1988 and Senna's first World Championship. The car, the McLaren MP4/4 Honda, Gordon Murray's archetypal example of all that a Formula 1 car should be: beautiful, powerful and completely dominating. The turbocharged 1.5-litre Honda V6 was to be the last hurrah of the turbo era before a return to naturally-aspirated power in 1989. It delivered 'only' around 650hp in race trim, but it was how it delivered it that was important – and how it used fuel in a year of reduced tank size.
Winning was what this car did: 15 out of 16 races that year went to Woking and eight of those to Ayrton; the rest to Alain Prost. The wins might have been almost equal, but Senna excelled in qualifying, taking 13 pole positions during the year and sowing the seeds for the almighty rivalry between the two drivers over the coming years.
We now fast forward 1993's McLaren MP4/8, the youngest of the Senna cars to be found at the NEC. The '93 McLaren was powered by a 3.5-litre V8 Cosworth HB engine pushing out 700hp in a car weighing just 505kg.
It was a transition year: McLaren had just lost the Honda engine supply deal and had switched to the trusted Ford unit amongst a marvellously varied grid of suppliers: V8s, V10s and V12s were spread across the grid, making it a lot more interesting than with today's prescribed regs.

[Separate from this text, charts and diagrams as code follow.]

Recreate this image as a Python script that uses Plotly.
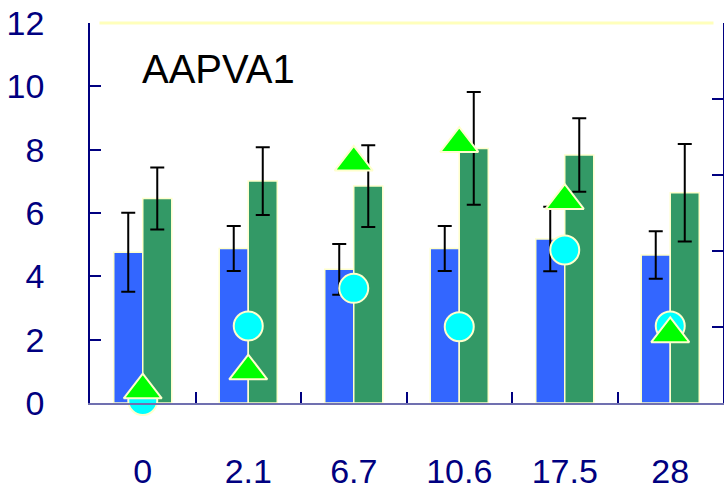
import plotly.graph_objects as go

categories = ["0", "2.1", "6.7", "10.6", "17.5", "28"]
blue_values = [4.76, 4.88, 4.22, 4.88, 5.18, 4.67]
blue_errors = [1.25, 0.71, 0.80, 0.71, 1.02, 0.75]
green_values = [6.46, 7.01, 6.85, 8.04, 7.83, 6.64]
green_errors = [0.98, 1.07, 1.29, 1.78, 1.16, 1.54]
circle_values = [0.08, 2.43, 3.62, 2.41, 4.83, 2.43]
triangle_values = [0.41, 1.01, 7.60, 8.19, 6.39, 2.18]
y_ticks = [0, 2, 4, 6, 8, 10, 12]

OUTLINE = "#FFFFCC"
NAVY = "#000080"
NUMFONT = "Liberation Sans, Arial, sans-serif"

fig = go.Figure()
fig.add_trace(go.Bar(
    x=categories, y=blue_values,
    marker=dict(color="#3366FF", line=dict(color=OUTLINE, width=1.5)),
    error_y=dict(type="data", array=blue_errors, color="black", thickness=2, width=7),
    showlegend=False,
))
fig.add_trace(go.Bar(
    x=categories, y=green_values,
    marker=dict(color="#339966", line=dict(color=OUTLINE, width=1.5)),
    error_y=dict(type="data", array=green_errors, color="black", thickness=2, width=7),
    showlegend=False,
))
fig.add_trace(go.Scatter(
    x=categories, y=circle_values, mode="markers",
    marker=dict(symbol="circle", size=29, color="#00FFFF", line=dict(color=OUTLINE, width=2)),
    cliponaxis=False, showlegend=False,
))
fig.add_trace(go.Scatter(
    x=categories, y=triangle_values, mode="markers",
    marker=dict(symbol="triangle-up", size=33, color="#00FF00", line=dict(color=OUTLINE, width=2)),
    cliponaxis=False, showlegend=False,
))
# invisible trace to hold the right axis
fig.add_trace(go.Scatter(x=[categories[0]], y=[0], yaxis="y2", mode="markers",
                         marker=dict(opacity=0), showlegend=False, hoverinfo="skip"))

fig.update_layout(
    width=724, height=489,
    margin=dict(l=90, r=1, t=23, b=86),
    paper_bgcolor="white", plot_bgcolor="white",
    barmode="group", bargap=0.45, bargroupgap=0,
    xaxis=dict(
        type="category", categoryorder="array", categoryarray=categories,
        automargin=False,
        showline=True, linecolor="#7070B0", linewidth=2,
        ticks="inside", tickson="boundaries", ticklen=11, tickcolor=NAVY, tickwidth=1.5,
        tickfont=dict(family=NUMFONT, size=34, color=NAVY),
        ticklabelstandoff=37,
        showgrid=False, zeroline=False,
    ),
    yaxis=dict(
        range=[0, 12], tickvals=y_ticks, ticktext=[str(v) for v in y_ticks],
        automargin=False,
        showline=True, linecolor=NAVY, linewidth=1.5,
        ticks="inside", ticklen=11, tickcolor=NAVY, tickwidth=1.5,
        tickfont=dict(family=NUMFONT, size=34, color=NAVY),
        ticklabelstandoff=37,
        showgrid=False, zeroline=False,
    ),
    yaxis2=dict(
        overlaying="y", side="right", range=[0, 5], dtick=1,
        automargin=False,
        showline=True, linecolor=NAVY, linewidth=1.5,
        ticks="inside", ticklen=11, tickcolor=NAVY, tickwidth=1.5,
        showticklabels=False, showgrid=False, zeroline=False,
    ),
    shapes=[dict(type="line", xref="paper", yref="paper", x0=0.015, x1=0.985, y0=1, y1=1,
                 line=dict(color="#FFFFBB", width=3))],
    annotations=[dict(text="AAPVA1", xref="paper", yref="paper", x=0.079, y=0.88,
                      xanchor="left", yanchor="middle", showarrow=False,
                      font=dict(family="Liberation Sans, Arial, sans-serif", size=40, color="black"))],
)

fig.write_html("out.html",
               config={"displayModeBar": False},
               post_script="document.body.style.margin='0';document.body.style.overflow='hidden';")
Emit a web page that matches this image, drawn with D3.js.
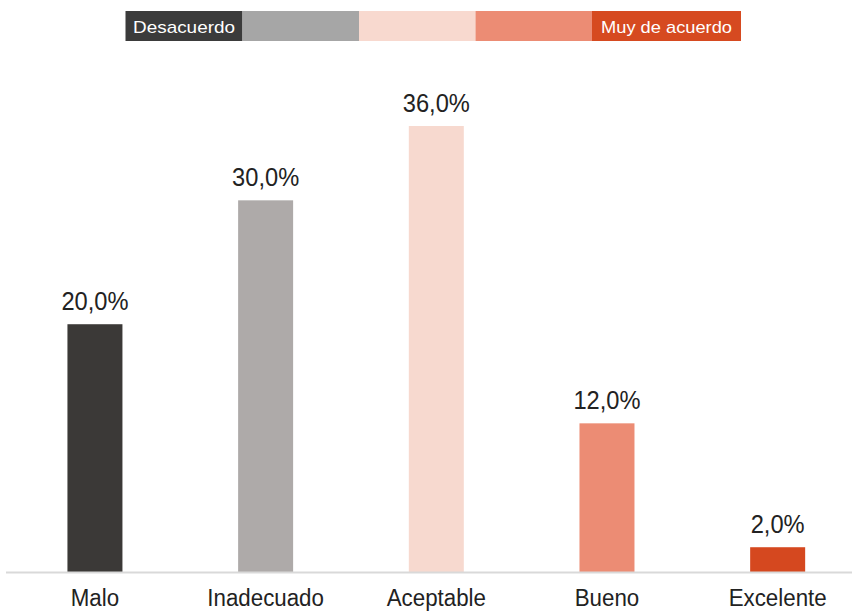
<!DOCTYPE html>
<html><head><meta charset="utf-8">
<script src="https://cdn.jsdelivr.net/npm/d3@7"></script>
<style>body{margin:0;background:#fff}svg{display:block}</style>
</head><body><div id="chart"></div>
<script>
const categories = ["Malo","Inadecuado","Aceptable","Bueno","Excelente"];
const values = [20.0, 30.0, 36.0, 12.0, 2.0];
const barColors = ["#3b3937","#aeaaa9","#f7d9cf","#ec8c74","#d5481f"];
const legendLabels = ["Desacuerdo","","","","Muy de acuerdo"];
const legendColors = ["#3b3b3b","#a6a6a6","#f8d9cf","#ec8c74","#d64a20"];
const legendWidths = [117,116.5,116.5,116.5,149];
const legendTextLen = [102,0,0,0,131];

const W = 852, H = 611;
const FONT = "Liberation Sans, Arial, sans-serif";
const svg = d3.select("#chart").append("svg").attr("width",W).attr("height",H);

const x = d3.scaleBand().domain(categories).range([9.6, 863]).paddingInner(0.32).paddingOuter(0.16);
const y = d3.scaleLinear().domain([0, 36]).range([572, 126]);
const cx = c => x(c) + x.bandwidth()/2;

svg.append("g").selectAll("rect").data(values).join("rect")
  .attr("x",(d,i)=>cx(categories[i]) - 27.5)
  .attr("width",55)
  .attr("y",d=>y(d)).attr("height",d=>y(0)-y(d))
  .attr("fill",(d,i)=>barColors[i]);

svg.append("line").attr("x1",6).attr("x2",852).attr("y1",572.5).attr("y2",572.5)
  .attr("stroke","#d9d9d9").attr("stroke-width",2);

svg.append("g").selectAll("text").data(values).join("text")
  .attr("transform",(d,i)=>`translate(${cx(categories[i])},${y(d)-14}) scale(0.9,1)`)
  .attr("text-anchor","middle")
  .attr("font-family",FONT)
  .attr("font-size",26.3).attr("fill","#222")
  .text(d=>d.toFixed(1).replace(".",",")+"%");

const xAxis = d3.axisBottom(x).tickSize(0).tickPadding(0);
const gx = svg.append("g").call(xAxis);
gx.select(".domain").remove();
gx.selectAll(".tick").attr("transform",d=>`translate(${cx(d)},605.5)`);
gx.selectAll("text").attr("font-family",FONT)
  .attr("font-size",23.5).attr("fill","#222").attr("dy",null).attr("y",0)
  .attr("transform","scale(0.95,1)");

// legend
let lx = 125.5;
const lg = svg.append("g");
legendWidths.forEach((w,i)=>{
  lg.append("rect").attr("x",lx).attr("y",11).attr("width",w).attr("height",30).attr("fill",legendColors[i]);
  if (legendLabels[i]) {
    lg.append("text").attr("x",lx+w/2 - legendTextLen[i]/2).attr("y",33)
      .attr("font-family",FONT)
      .attr("font-size",17).attr("fill","#fff")
      .attr("textLength",legendTextLen[i]).attr("lengthAdjust","spacingAndGlyphs")
      .text(legendLabels[i]);
  }
  lx += w;
});
</script></body></html>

Senna signed on a race-by-race deal, racing with Michael Andretti and a young Mika Hakkinen during the year.
Senna took the MP4/8 to five race wins, in Brazil, Donington (that race), Monaco, Suzuka and Adelaide. This gave him second position behind Prost's dominant Williams in his final complete season before his untimely death at the 1994 San Marino Grand Prix.
What I like about all these cars is the relative simplicity of the liveries and their graceful lines – so different from the over-complicated and sometimes fussy look of modern F1 cars. In conjunction with the charisma, passion and personalities of the drivers of the time they make for a glory period in F1. Like Schumacher, Senna is a driver who stirs up passion and argument in both his fans and critics about the nature of his talent – I was definitely a Prost fan as a kid! – but behind the wheel? Senna was king.